» **Supplied data**
====
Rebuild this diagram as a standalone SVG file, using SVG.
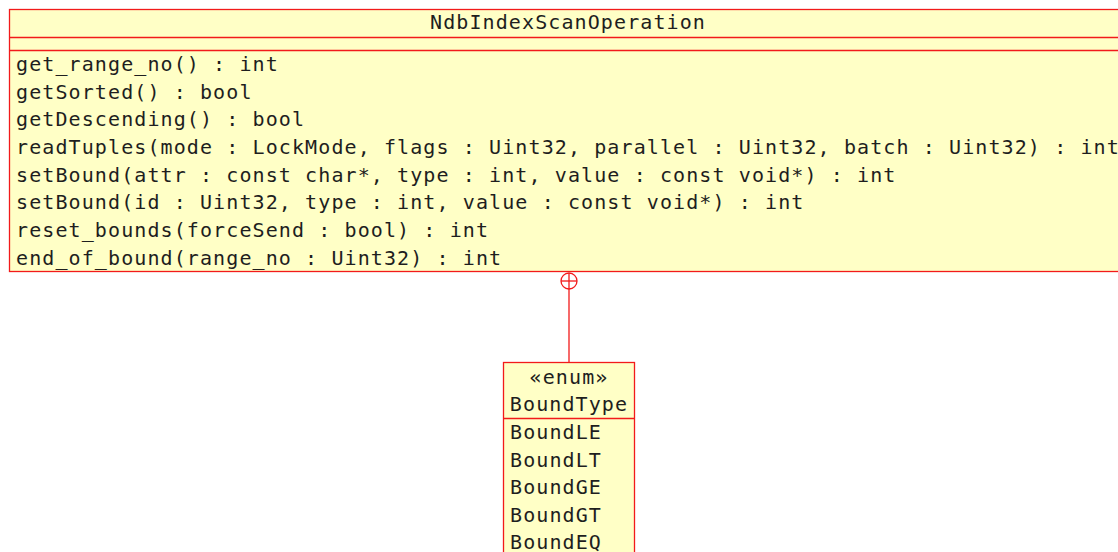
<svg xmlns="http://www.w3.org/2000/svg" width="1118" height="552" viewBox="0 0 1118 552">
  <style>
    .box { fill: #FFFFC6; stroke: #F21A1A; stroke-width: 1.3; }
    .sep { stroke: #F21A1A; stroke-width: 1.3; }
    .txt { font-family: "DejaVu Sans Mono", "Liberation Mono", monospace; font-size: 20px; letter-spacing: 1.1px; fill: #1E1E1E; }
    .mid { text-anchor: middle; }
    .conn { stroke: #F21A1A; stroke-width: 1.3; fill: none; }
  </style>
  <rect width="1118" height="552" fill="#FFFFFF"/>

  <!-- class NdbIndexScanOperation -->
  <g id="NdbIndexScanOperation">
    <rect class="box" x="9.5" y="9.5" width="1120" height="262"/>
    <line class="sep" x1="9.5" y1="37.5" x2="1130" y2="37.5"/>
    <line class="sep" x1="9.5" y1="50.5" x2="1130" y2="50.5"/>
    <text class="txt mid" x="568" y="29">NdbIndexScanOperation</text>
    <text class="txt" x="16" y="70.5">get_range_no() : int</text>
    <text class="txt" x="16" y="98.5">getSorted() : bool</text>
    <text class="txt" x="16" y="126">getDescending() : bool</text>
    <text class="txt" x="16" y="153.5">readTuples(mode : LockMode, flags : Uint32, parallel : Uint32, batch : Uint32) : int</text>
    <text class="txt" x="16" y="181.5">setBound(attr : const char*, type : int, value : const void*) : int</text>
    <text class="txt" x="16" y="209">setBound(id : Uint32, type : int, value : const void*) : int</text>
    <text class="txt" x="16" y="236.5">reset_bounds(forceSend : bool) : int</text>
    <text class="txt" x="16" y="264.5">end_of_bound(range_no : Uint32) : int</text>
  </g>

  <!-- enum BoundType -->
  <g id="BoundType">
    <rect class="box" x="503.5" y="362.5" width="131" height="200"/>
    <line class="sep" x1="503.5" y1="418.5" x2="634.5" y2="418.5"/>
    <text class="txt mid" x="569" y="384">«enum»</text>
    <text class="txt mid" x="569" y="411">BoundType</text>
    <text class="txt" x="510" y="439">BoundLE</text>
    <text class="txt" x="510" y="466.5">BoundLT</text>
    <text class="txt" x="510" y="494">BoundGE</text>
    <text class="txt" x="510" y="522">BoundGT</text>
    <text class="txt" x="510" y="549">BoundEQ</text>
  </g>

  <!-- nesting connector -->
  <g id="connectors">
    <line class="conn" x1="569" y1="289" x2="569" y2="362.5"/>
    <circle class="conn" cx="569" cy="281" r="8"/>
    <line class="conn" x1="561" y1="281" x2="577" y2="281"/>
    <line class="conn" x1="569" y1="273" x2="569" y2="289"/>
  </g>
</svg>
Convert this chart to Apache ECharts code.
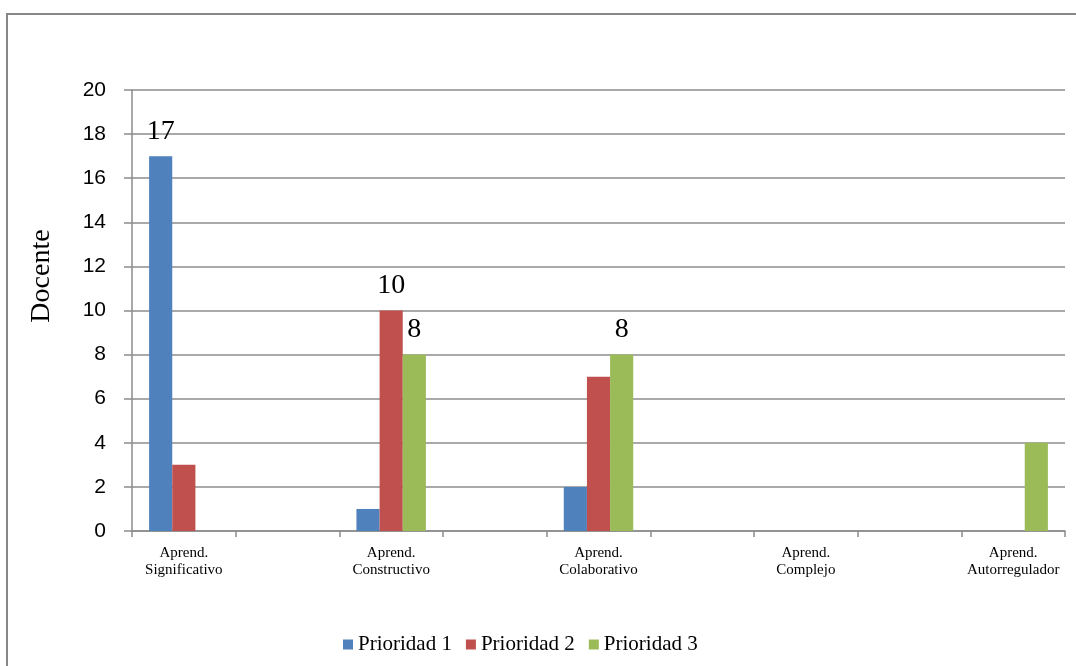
====
» **What you will do**
Make a word-for-word copy of the entries, without any pictures.

» **Answer below**
Rebuild this diagram as a standalone SVG file, using SVG.
<svg xmlns="http://www.w3.org/2000/svg" width="1118" height="552" viewBox="0 0 1118 552">
  <style>
    .box { fill: #FFFFC6; stroke: #F21A1A; stroke-width: 1.3; }
    .sep { stroke: #F21A1A; stroke-width: 1.3; }
    .txt { font-family: "DejaVu Sans Mono", "Liberation Mono", monospace; font-size: 20px; letter-spacing: 1.1px; fill: #1E1E1E; }
    .mid { text-anchor: middle; }
    .conn { stroke: #F21A1A; stroke-width: 1.3; fill: none; }
  </style>
  <rect width="1118" height="552" fill="#FFFFFF"/>

  <!-- class NdbIndexScanOperation -->
  <g id="NdbIndexScanOperation">
    <rect class="box" x="9.5" y="9.5" width="1120" height="262"/>
    <line class="sep" x1="9.5" y1="37.5" x2="1130" y2="37.5"/>
    <line class="sep" x1="9.5" y1="50.5" x2="1130" y2="50.5"/>
    <text class="txt mid" x="568" y="29">NdbIndexScanOperation</text>
    <text class="txt" x="16" y="70.5">get_range_no() : int</text>
    <text class="txt" x="16" y="98.5">getSorted() : bool</text>
    <text class="txt" x="16" y="126">getDescending() : bool</text>
    <text class="txt" x="16" y="153.5">readTuples(mode : LockMode, flags : Uint32, parallel : Uint32, batch : Uint32) : int</text>
    <text class="txt" x="16" y="181.5">setBound(attr : const char*, type : int, value : const void*) : int</text>
    <text class="txt" x="16" y="209">setBound(id : Uint32, type : int, value : const void*) : int</text>
    <text class="txt" x="16" y="236.5">reset_bounds(forceSend : bool) : int</text>
    <text class="txt" x="16" y="264.5">end_of_bound(range_no : Uint32) : int</text>
  </g>

  <!-- enum BoundType -->
  <g id="BoundType">
    <rect class="box" x="503.5" y="362.5" width="131" height="200"/>
    <line class="sep" x1="503.5" y1="418.5" x2="634.5" y2="418.5"/>
    <text class="txt mid" x="569" y="384">«enum»</text>
    <text class="txt mid" x="569" y="411">BoundType</text>
    <text class="txt" x="510" y="439">BoundLE</text>
    <text class="txt" x="510" y="466.5">BoundLT</text>
    <text class="txt" x="510" y="494">BoundGE</text>
    <text class="txt" x="510" y="522">BoundGT</text>
    <text class="txt" x="510" y="549">BoundEQ</text>
  </g>

  <!-- nesting connector -->
  <g id="connectors">
    <line class="conn" x1="569" y1="289" x2="569" y2="362.5"/>
    <circle class="conn" cx="569" cy="281" r="8"/>
    <line class="conn" x1="561" y1="281" x2="577" y2="281"/>
    <line class="conn" x1="569" y1="273" x2="569" y2="289"/>
  </g>
</svg>
Convert this chart to Apache ECharts code.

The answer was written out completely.